TASK BRIEF = Leave out any picture and return the remaining listing below exactly as given.

RECORDS SHOWN =
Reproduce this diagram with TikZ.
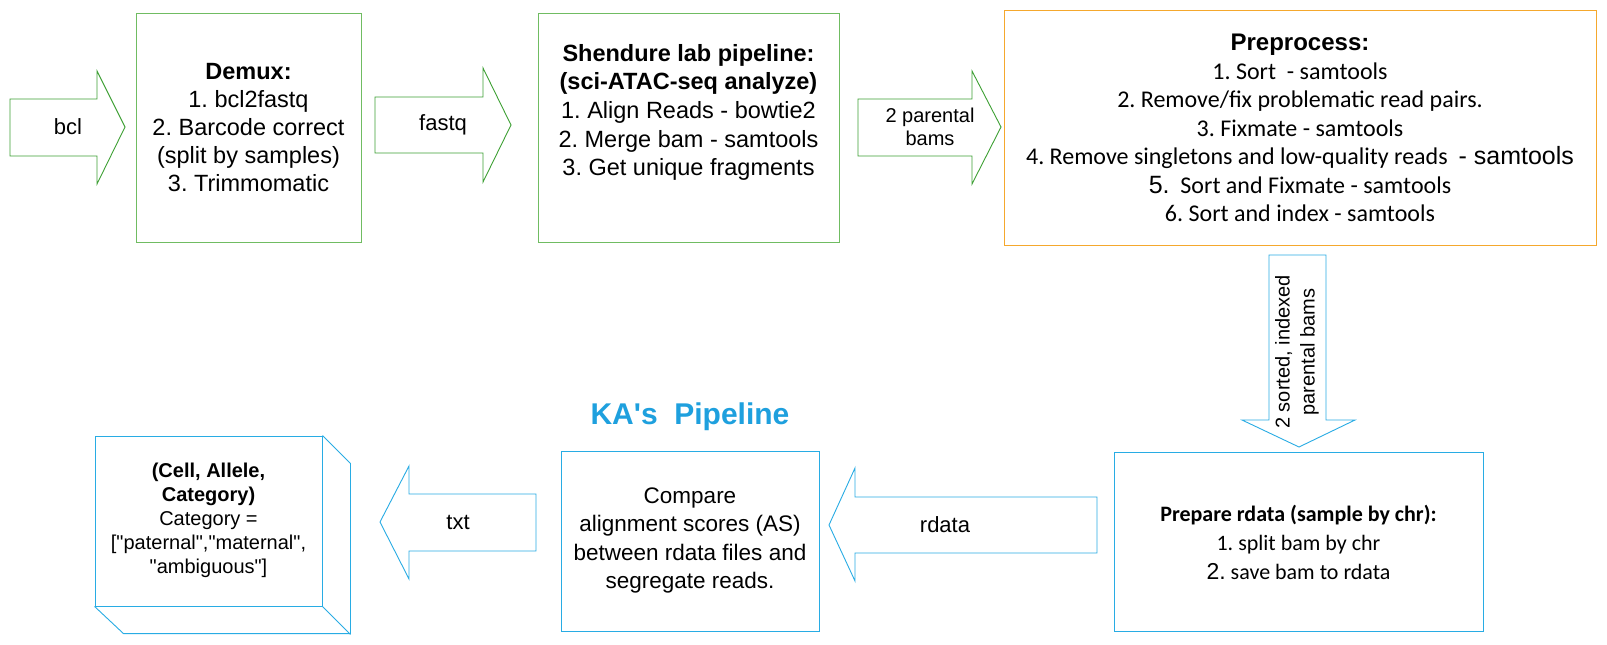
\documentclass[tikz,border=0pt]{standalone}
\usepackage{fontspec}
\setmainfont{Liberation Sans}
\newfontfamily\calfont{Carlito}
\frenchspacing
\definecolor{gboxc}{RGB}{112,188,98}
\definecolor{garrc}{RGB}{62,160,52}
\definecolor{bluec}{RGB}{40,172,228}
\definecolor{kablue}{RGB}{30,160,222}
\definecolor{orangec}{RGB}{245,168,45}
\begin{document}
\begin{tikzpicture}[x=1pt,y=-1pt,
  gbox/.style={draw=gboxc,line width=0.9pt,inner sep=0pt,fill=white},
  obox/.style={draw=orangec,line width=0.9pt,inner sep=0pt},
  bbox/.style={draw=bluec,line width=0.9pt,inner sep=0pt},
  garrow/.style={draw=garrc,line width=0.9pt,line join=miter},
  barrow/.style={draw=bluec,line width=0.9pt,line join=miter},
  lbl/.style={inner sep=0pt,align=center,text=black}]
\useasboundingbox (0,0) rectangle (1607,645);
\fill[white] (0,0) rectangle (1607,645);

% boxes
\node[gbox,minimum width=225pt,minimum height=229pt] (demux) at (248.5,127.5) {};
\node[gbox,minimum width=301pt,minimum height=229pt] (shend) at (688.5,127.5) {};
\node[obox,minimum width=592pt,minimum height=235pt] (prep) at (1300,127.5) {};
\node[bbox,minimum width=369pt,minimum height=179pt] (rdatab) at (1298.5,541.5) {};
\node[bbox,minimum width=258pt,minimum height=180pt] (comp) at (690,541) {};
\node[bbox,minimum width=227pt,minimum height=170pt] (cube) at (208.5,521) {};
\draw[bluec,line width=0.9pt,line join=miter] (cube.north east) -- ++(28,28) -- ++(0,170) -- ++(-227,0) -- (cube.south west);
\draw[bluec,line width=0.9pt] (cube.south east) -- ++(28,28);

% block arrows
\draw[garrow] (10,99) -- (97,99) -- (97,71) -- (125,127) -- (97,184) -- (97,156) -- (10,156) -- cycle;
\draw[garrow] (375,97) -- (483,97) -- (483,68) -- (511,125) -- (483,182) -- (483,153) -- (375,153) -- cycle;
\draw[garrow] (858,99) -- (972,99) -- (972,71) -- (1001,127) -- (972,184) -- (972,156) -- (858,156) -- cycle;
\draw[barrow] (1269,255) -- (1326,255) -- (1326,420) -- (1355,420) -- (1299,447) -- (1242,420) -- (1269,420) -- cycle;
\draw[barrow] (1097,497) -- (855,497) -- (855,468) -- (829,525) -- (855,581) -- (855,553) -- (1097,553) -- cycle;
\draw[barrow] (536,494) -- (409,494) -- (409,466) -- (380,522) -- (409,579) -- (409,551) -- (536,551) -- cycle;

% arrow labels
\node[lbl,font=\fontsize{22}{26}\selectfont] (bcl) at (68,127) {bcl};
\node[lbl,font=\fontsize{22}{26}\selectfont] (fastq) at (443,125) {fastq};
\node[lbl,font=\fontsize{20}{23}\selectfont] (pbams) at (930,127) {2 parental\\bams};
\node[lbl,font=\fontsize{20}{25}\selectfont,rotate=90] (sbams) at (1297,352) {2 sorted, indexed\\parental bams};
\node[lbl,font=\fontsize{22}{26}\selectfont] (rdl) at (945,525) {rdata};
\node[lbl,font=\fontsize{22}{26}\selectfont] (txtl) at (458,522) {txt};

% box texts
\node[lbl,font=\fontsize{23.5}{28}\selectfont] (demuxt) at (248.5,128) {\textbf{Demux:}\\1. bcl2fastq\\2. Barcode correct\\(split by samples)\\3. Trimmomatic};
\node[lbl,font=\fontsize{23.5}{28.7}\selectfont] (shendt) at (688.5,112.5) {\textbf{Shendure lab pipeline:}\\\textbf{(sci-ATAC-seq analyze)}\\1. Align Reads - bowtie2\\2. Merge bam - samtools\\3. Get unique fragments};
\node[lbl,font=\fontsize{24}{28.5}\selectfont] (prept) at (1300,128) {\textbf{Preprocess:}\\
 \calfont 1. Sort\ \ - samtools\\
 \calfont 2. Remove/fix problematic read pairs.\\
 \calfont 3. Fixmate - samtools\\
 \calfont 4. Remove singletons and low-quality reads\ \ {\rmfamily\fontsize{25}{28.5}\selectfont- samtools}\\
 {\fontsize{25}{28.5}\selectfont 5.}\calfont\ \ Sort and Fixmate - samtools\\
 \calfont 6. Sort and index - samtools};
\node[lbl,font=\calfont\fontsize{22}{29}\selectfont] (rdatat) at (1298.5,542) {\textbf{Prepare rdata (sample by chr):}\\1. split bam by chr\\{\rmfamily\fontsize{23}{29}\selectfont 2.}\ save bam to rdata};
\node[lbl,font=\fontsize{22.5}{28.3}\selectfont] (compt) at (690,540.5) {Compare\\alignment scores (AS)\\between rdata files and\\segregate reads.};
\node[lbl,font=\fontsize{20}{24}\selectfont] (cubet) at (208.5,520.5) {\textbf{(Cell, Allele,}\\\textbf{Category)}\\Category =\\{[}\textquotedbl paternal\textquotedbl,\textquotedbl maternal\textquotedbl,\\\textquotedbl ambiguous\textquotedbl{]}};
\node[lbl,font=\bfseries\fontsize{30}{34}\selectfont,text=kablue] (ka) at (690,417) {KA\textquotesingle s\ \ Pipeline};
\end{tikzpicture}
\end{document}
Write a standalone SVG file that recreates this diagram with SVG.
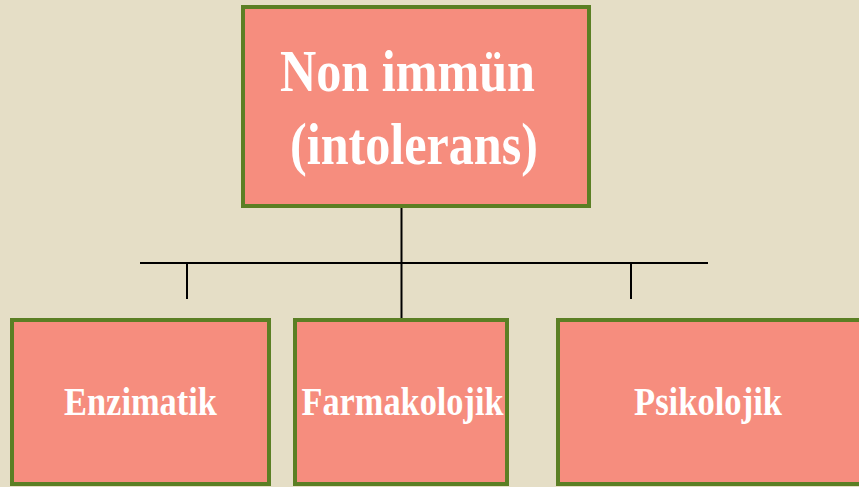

SOLUTION FOR THIS PROBLEM =
Reproduce this diagram with TikZ.
\documentclass[tikz,border=0pt]{standalone}
\usepackage{fontspec}
\setmainfont{Liberation Sans}
\newfontfamily\calfont{Carlito}
\frenchspacing
\definecolor{gboxc}{RGB}{112,188,98}
\definecolor{garrc}{RGB}{62,160,52}
\definecolor{bluec}{RGB}{40,172,228}
\definecolor{kablue}{RGB}{30,160,222}
\definecolor{orangec}{RGB}{245,168,45}
\begin{document}
\begin{tikzpicture}[x=1pt,y=-1pt,
  gbox/.style={draw=gboxc,line width=0.9pt,inner sep=0pt,fill=white},
  obox/.style={draw=orangec,line width=0.9pt,inner sep=0pt},
  bbox/.style={draw=bluec,line width=0.9pt,inner sep=0pt},
  garrow/.style={draw=garrc,line width=0.9pt,line join=miter},
  barrow/.style={draw=bluec,line width=0.9pt,line join=miter},
  lbl/.style={inner sep=0pt,align=center,text=black}]
\useasboundingbox (0,0) rectangle (1607,645);
\fill[white] (0,0) rectangle (1607,645);

% boxes
\node[gbox,minimum width=225pt,minimum height=229pt] (demux) at (248.5,127.5) {};
\node[gbox,minimum width=301pt,minimum height=229pt] (shend) at (688.5,127.5) {};
\node[obox,minimum width=592pt,minimum height=235pt] (prep) at (1300,127.5) {};
\node[bbox,minimum width=369pt,minimum height=179pt] (rdatab) at (1298.5,541.5) {};
\node[bbox,minimum width=258pt,minimum height=180pt] (comp) at (690,541) {};
\node[bbox,minimum width=227pt,minimum height=170pt] (cube) at (208.5,521) {};
\draw[bluec,line width=0.9pt,line join=miter] (cube.north east) -- ++(28,28) -- ++(0,170) -- ++(-227,0) -- (cube.south west);
\draw[bluec,line width=0.9pt] (cube.south east) -- ++(28,28);

% block arrows
\draw[garrow] (10,99) -- (97,99) -- (97,71) -- (125,127) -- (97,184) -- (97,156) -- (10,156) -- cycle;
\draw[garrow] (375,97) -- (483,97) -- (483,68) -- (511,125) -- (483,182) -- (483,153) -- (375,153) -- cycle;
\draw[garrow] (858,99) -- (972,99) -- (972,71) -- (1001,127) -- (972,184) -- (972,156) -- (858,156) -- cycle;
\draw[barrow] (1269,255) -- (1326,255) -- (1326,420) -- (1355,420) -- (1299,447) -- (1242,420) -- (1269,420) -- cycle;
\draw[barrow] (1097,497) -- (855,497) -- (855,468) -- (829,525) -- (855,581) -- (855,553) -- (1097,553) -- cycle;
\draw[barrow] (536,494) -- (409,494) -- (409,466) -- (380,522) -- (409,579) -- (409,551) -- (536,551) -- cycle;

% arrow labels
\node[lbl,font=\fontsize{22}{26}\selectfont] (bcl) at (68,127) {bcl};
\node[lbl,font=\fontsize{22}{26}\selectfont] (fastq) at (443,125) {fastq};
\node[lbl,font=\fontsize{20}{23}\selectfont] (pbams) at (930,127) {2 parental\\bams};
\node[lbl,font=\fontsize{20}{25}\selectfont,rotate=90] (sbams) at (1297,352) {2 sorted, indexed\\parental bams};
\node[lbl,font=\fontsize{22}{26}\selectfont] (rdl) at (945,525) {rdata};
\node[lbl,font=\fontsize{22}{26}\selectfont] (txtl) at (458,522) {txt};

% box texts
\node[lbl,font=\fontsize{23.5}{28}\selectfont] (demuxt) at (248.5,128) {\textbf{Demux:}\\1. bcl2fastq\\2. Barcode correct\\(split by samples)\\3. Trimmomatic};
\node[lbl,font=\fontsize{23.5}{28.7}\selectfont] (shendt) at (688.5,112.5) {\textbf{Shendure lab pipeline:}\\\textbf{(sci-ATAC-seq analyze)}\\1. Align Reads - bowtie2\\2. Merge bam - samtools\\3. Get unique fragments};
\node[lbl,font=\fontsize{24}{28.5}\selectfont] (prept) at (1300,128) {\textbf{Preprocess:}\\
 \calfont 1. Sort\ \ - samtools\\
 \calfont 2. Remove/fix problematic read pairs.\\
 \calfont 3. Fixmate - samtools\\
 \calfont 4. Remove singletons and low-quality reads\ \ {\rmfamily\fontsize{25}{28.5}\selectfont- samtools}\\
 {\fontsize{25}{28.5}\selectfont 5.}\calfont\ \ Sort and Fixmate - samtools\\
 \calfont 6. Sort and index - samtools};
\node[lbl,font=\calfont\fontsize{22}{29}\selectfont] (rdatat) at (1298.5,542) {\textbf{Prepare rdata (sample by chr):}\\1. split bam by chr\\{\rmfamily\fontsize{23}{29}\selectfont 2.}\ save bam to rdata};
\node[lbl,font=\fontsize{22.5}{28.3}\selectfont] (compt) at (690,540.5) {Compare\\alignment scores (AS)\\between rdata files and\\segregate reads.};
\node[lbl,font=\fontsize{20}{24}\selectfont] (cubet) at (208.5,520.5) {\textbf{(Cell, Allele,}\\\textbf{Category)}\\Category =\\{[}\textquotedbl paternal\textquotedbl,\textquotedbl maternal\textquotedbl,\\\textquotedbl ambiguous\textquotedbl{]}};
\node[lbl,font=\bfseries\fontsize{30}{34}\selectfont,text=kablue] (ka) at (690,417) {KA\textquotesingle s\ \ Pipeline};
\end{tikzpicture}
\end{document}
Write a standalone SVG file that recreates this diagram with SVG.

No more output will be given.